### [Exercise objective]
Both boundary lines count: repeat, exactly and alone, the lines from the one containing "Convert this chart to Plotly.js code." to the one containing "const values = [neotropical, exotic, zaprionus];", with pictures left out.

### [Provided information]
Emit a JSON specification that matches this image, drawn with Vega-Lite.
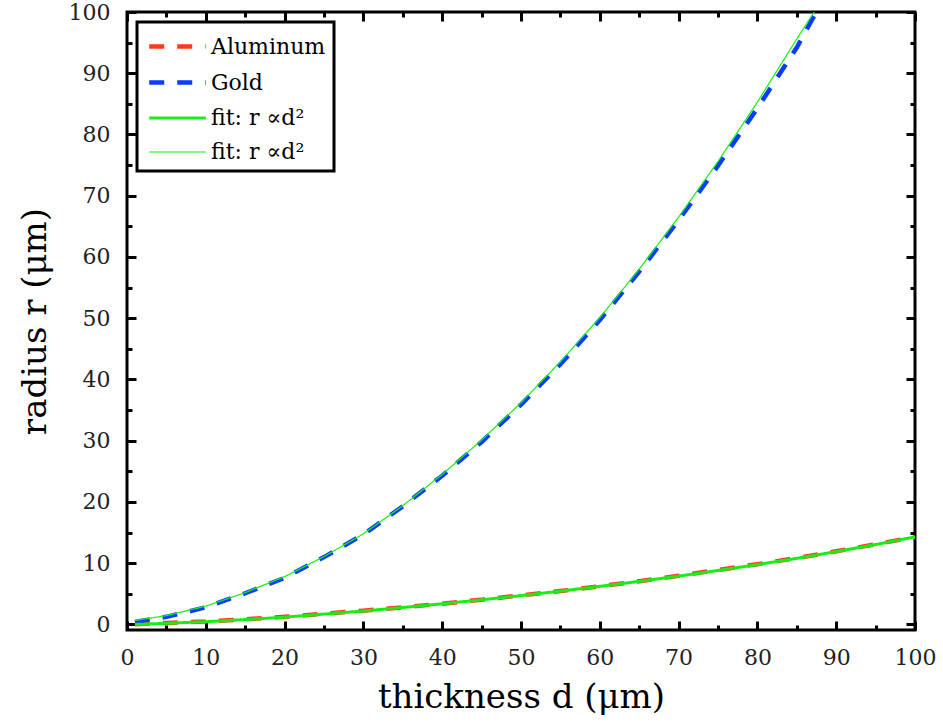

==

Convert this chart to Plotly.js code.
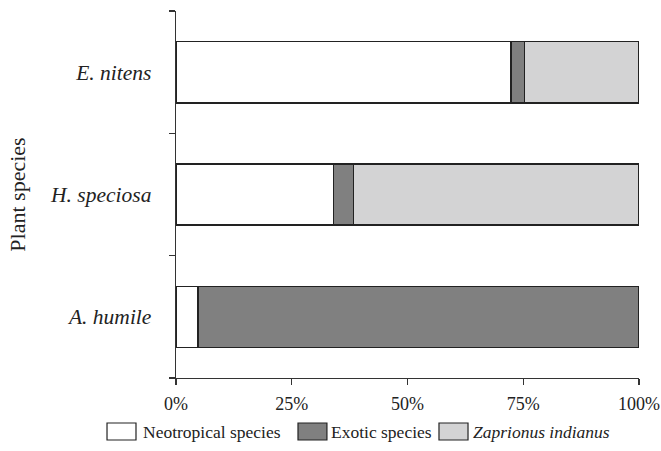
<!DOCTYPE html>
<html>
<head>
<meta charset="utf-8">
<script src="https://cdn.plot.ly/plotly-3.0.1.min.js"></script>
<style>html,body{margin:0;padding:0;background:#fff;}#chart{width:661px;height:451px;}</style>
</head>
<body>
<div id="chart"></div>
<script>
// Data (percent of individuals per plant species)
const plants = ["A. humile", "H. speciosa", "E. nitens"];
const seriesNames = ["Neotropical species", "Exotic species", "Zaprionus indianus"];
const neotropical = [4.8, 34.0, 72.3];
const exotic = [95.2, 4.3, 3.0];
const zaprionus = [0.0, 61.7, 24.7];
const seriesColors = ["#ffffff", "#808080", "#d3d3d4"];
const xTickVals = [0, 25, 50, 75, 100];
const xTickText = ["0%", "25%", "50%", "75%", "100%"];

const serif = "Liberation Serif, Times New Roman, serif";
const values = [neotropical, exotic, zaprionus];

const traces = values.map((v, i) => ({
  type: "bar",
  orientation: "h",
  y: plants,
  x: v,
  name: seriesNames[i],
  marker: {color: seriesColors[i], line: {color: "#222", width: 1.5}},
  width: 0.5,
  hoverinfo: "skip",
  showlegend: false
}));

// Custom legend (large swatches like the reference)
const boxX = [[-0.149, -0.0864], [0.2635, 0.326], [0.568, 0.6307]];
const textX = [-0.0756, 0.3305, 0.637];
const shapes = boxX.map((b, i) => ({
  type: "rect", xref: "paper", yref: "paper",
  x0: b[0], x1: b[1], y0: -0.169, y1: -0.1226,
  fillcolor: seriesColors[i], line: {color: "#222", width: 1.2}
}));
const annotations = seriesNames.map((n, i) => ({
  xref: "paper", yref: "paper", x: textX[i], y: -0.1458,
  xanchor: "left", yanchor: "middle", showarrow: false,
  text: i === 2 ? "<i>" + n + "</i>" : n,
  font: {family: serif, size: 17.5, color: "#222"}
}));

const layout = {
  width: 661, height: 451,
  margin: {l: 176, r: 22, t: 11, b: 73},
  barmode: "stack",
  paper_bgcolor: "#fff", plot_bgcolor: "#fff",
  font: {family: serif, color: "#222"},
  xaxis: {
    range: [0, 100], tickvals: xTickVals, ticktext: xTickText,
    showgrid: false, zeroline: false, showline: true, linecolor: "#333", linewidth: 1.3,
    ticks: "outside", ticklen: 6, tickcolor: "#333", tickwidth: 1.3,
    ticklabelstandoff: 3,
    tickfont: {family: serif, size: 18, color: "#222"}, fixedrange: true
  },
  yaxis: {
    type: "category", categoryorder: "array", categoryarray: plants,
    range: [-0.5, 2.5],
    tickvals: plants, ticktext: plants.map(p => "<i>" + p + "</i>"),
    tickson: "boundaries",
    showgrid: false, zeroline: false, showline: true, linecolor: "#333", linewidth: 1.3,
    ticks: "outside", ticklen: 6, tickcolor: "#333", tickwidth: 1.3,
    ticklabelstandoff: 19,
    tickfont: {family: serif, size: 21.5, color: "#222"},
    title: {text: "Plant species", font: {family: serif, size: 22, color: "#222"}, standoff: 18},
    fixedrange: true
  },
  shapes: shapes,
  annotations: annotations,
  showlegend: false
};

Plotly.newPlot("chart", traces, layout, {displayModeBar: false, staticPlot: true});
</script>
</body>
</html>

### [Worked answer]
Convert this chart to Plotly.js code.
<!DOCTYPE html>
<html>
<head>
<meta charset="utf-8">
<script src="https://cdn.plot.ly/plotly-3.0.1.min.js"></script>
<style>html,body{margin:0;padding:0;background:#fff;}#chart{width:661px;height:451px;}</style>
</head>
<body>
<div id="chart"></div>
<script>
// Data (percent of individuals per plant species)
const plants = ["A. humile", "H. speciosa", "E. nitens"];
const seriesNames = ["Neotropical species", "Exotic species", "Zaprionus indianus"];
const neotropical = [4.8, 34.0, 72.3];
const exotic = [95.2, 4.3, 3.0];
const zaprionus = [0.0, 61.7, 24.7];
const seriesColors = ["#ffffff", "#808080", "#d3d3d4"];
const xTickVals = [0, 25, 50, 75, 100];
const xTickText = ["0%", "25%", "50%", "75%", "100%"];

const serif = "Liberation Serif, Times New Roman, serif";
const values = [neotropical, exotic, zaprionus];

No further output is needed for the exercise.